Monday, November 27, 2006

"What Lola wants-- Lola gets"

Once again despite my earliest promises to myself that I won't allow a certain individual get to me I allowed that person to get to me. It actually all started before I even saw her. Wednesday night I got to thinking of her. Thursday morning I was girding up my loins to do battle with her. By Thursday night we engaged in our first skirmish over the food.

I've done a lot of soul searching since returning from Texas Camp. Here is why I dislike this person so irrationally. Let's call her Lola. (Lola because of the character in "Damn Yankees".) Lola is an individual who appears to be very popular. People fawn all over her. Lola dances the best. Lola sings so well. Lola plays the fiddle the best. So you think I'm jealous of her? Perhaps. But I don't think it's in the traditional way. I don't want to be like her. See, if I were to treat people the way she treats people I would have long ago been lynched from the nearest tree. No. I don't want to be like her. Just once, I would like to deal her a wound. Not physically but emotionally, psychologically. I sound terrible but let me describe Lola's behavior and character.

When Lola is forced to dance with a person that she thinks is inferior, her face turns and her nose goes up in the air. If they are truly a clod in dancing Lola will lecture them and demean them until they slink away. Should you dare to opine against Lola-- you better have a thick skin for she will tear into you and shred you. Thereafter you have marked yourself for future set downs. You are now an ignorant being totally unworthy of anything.

Now I question, "How do people like this get to be so damn popular?" I always thought that popularity equated an individual that has compassion and goodwill towards others. But of course as we all know from our school experience that popularity has nothing to do with one's compassion or goodwill. There is something else that makes these people attractive. I don't know what it is. If you think it is looks I would have to disagree. Because then Lola ought to be out of the running for popularity especially because she's recently picked up about 30 pounds; much to my delight.

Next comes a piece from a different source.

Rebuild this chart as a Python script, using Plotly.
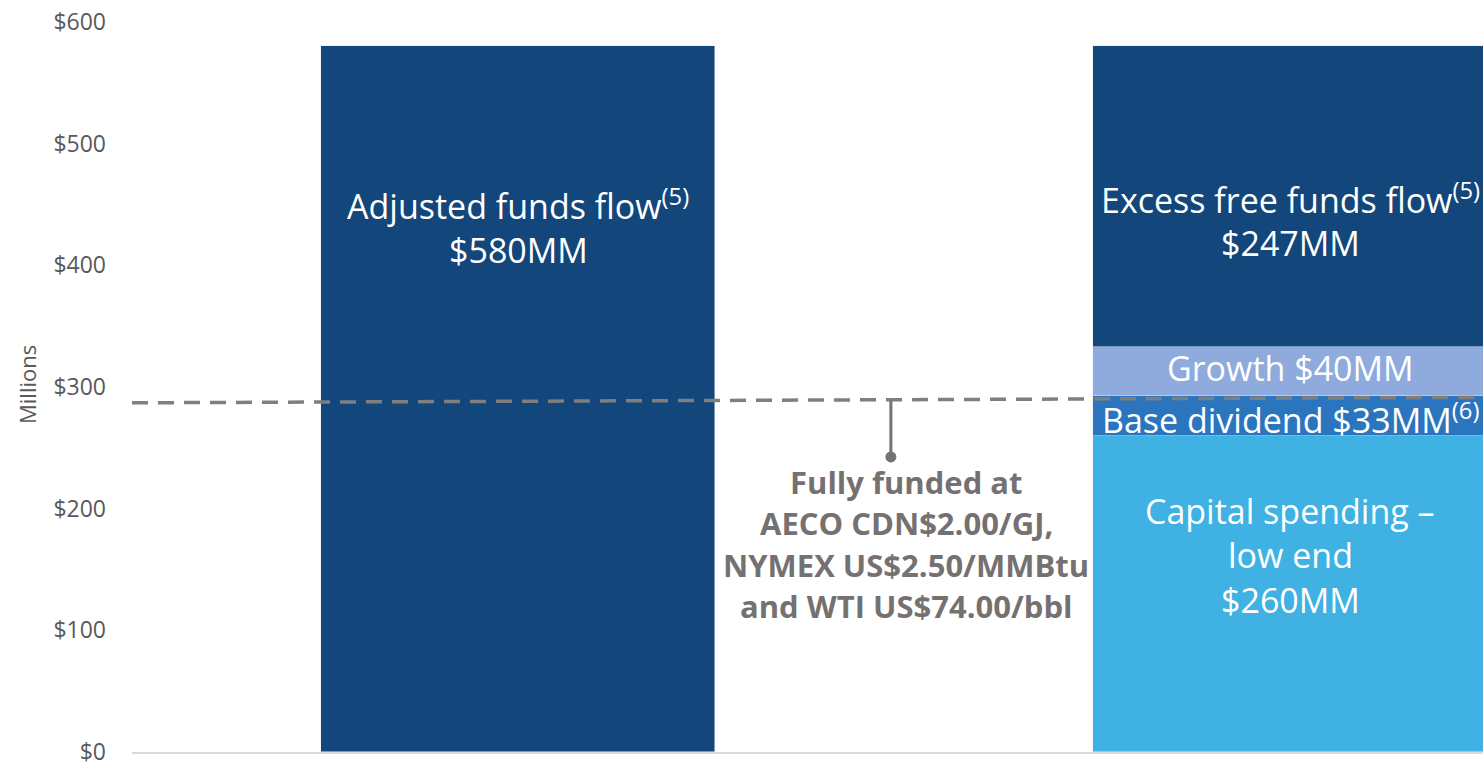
import plotly.graph_objects as go

# ---- data ----
categories = [0, 1]
afff_value = [580]
capital_low = [260]
base_dividend = [33]
growth = [40]
excess_fff = [247]
breakeven_left = 287
breakeven_right = 291.5
y_ticks = [0, 100, 200, 300, 400, 500, 600]
y_tick_labels = ["$0", "$100", "$200", "$300", "$400", "$500", "$600"]

NAVY = "#13467A"
LIGHT = "#3FB1E2"
MID = "#2A75BE"
PERI = "#8FAADC"
GRAY = "#767171"
DASH = "#7F7F7F"
BAR_W = 0.511

fig = go.Figure()
fig.add_bar(x=[categories[0]], y=afff_value, marker_color=NAVY, width=BAR_W, hoverinfo="skip")
fig.add_bar(x=[categories[1]], y=capital_low, marker_color=LIGHT, width=BAR_W, hoverinfo="skip")
fig.add_bar(x=[categories[1]], y=base_dividend, marker_color=MID, width=BAR_W, hoverinfo="skip")
fig.add_bar(x=[categories[1]], y=growth, marker_color=PERI, width=BAR_W, hoverinfo="skip")
fig.add_bar(x=[categories[1]], y=excess_fff, marker_color=NAVY, width=BAR_W, hoverinfo="skip")

# dashed breakeven line
fig.add_shape(type="line", xref="x", yref="y", x0=-0.5, x1=1.25,
              y0=breakeven_left, y1=breakeven_right,
              line=dict(color=DASH, width=3.5, dash="16px,10px"), layer="above")

# connector with dot
CX = 0.483
fig.add_shape(type="line", xref="x", yref="y", x0=CX, x1=CX, y0=289, y1=243,
              line=dict(color=GRAY, width=3), layer="above")
fig.add_trace(go.Scatter(x=[CX], y=[242.5], mode="markers",
                         marker=dict(color=GRAY, size=11), hoverinfo="skip",
                         showlegend=False, cliponaxis=False))

WF = "Open Sans"
def label(x, y, txt, size=34, color="white", bold=False):
    if bold:
        txt = "<b>" + txt + "</b>"
    fig.add_annotation(x=x, y=y, xref="x", yref="y", text=txt, showarrow=False,
                       font=dict(family=WF, size=size, color=color),
                       xanchor="center", yanchor="middle")

label(0, 449.6, "Adjusted funds flow<sup>(5)</sup>")
label(0, 412.6, "$580MM")
label(1, 455.3, "Excess free funds flow<sup>(5)</sup>")
label(1, 418.4, "$247MM")
label(1, 315.6, "Growth $40MM")
label(1, 274.5, "Base dividend $33MM<sup>(6)</sup>")
label(1, 198.1, "Capital spending –")
label(1, 161.9, "low end")
label(1, 124.9, "$260MM")

NX = 0.5026
label(NX, 221.9, "Fully funded at", size=31, color=GRAY, bold=True)
label(NX, 188.2, "AECO CDN$2.00/GJ,", size=31, color=GRAY, bold=True)
label(NX, 153.7, "NYMEX US$2.50/MMBtu", size=31, color=GRAY, bold=True)
label(NX, 120.0, "and WTI US$74.00/bbl", size=31, color=GRAY, bold=True)

fig.add_annotation(xref="paper", yref="paper", x=(27 - 132) / 1351, y=(752 - 385) / 730,
                   text="Millions", textangle=-90, showarrow=False,
                   font=dict(family=WF, size=22, color="#595959"),
                   xanchor="center", yanchor="middle")

fig.update_layout(
    width=1483, height=763,
    margin=dict(l=132, r=0, t=22, b=11),
    barmode="stack", bargap=0, showlegend=False,
    plot_bgcolor="white", paper_bgcolor="white",
    xaxis=dict(range=[-0.5, 1.25], showticklabels=False, ticks="", showgrid=False,
               zeroline=False, showline=True, linecolor="#D9D9D9", linewidth=2,
               automargin=False),
    yaxis=dict(range=[0, 600], tickvals=y_ticks, ticktext=y_tick_labels,
               showgrid=False, zeroline=False, showline=False, ticks="",
               ticklabelstandoff=25, ticklabeloverflow="allow", automargin=False,
               tickfont=dict(family=WF, size=23, color="#595959")),
)

fig.write_html("out.html", config={"displayModeBar": False},
               post_script="document.body.style.margin='0px';document.body.style.overflow='hidden';")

I continue my grievances with newly discovered fodder. This year I discovered that Lola pretty much runs the camp despite who might really be the camp director. The schedule is design to suit the tastes of Lola. Lola doesn't like it when she has to choose between activities. So the activities are planned so our little darling can go to everything that she wants to. The camp band came up with a nice idea to include the dancers in on a song. Lola threw a fit and things were changed because Lola didn't like the idea.

But this year things changed for me. I found allies. I discovered this after the camp was forced to sing happy birthday to Lola for the second time around. (Not everyone in the camp was there for the first time because they chose different activities.) This was at dinner. I was sharing a table with another family of small children. After the song I stood up and asked, "Hey Lola, is it the big 50?" Let's face it folks, that was nice compared to another impulse I had to ask about her weight gain. Well, this other couple looks at me and lets loose with all of their dislikes of Lola and her crowd. They also told me about the silent war they were waging against her this year. The woman was bidding against Lola on all of the silent auction items. Oh how this tickled me!

Finally I know that I am not alone in my dislike of this individual. I've always known there were others but they never seemed willing to take the bull by the horns. It's just nice to know that there are others giving her a zap and a sting from time to time. Perhaps now that I know that someone else is out there thinking up ways to vex Lola I can let go just a bit.

1 comment:

Adjective Queen said...

Sometimes people become popular because others fear them. Is this the case with Lola? She already scares me.

Hilarious! I'm glad you found a little satisfaction in wishing her a happy 50th.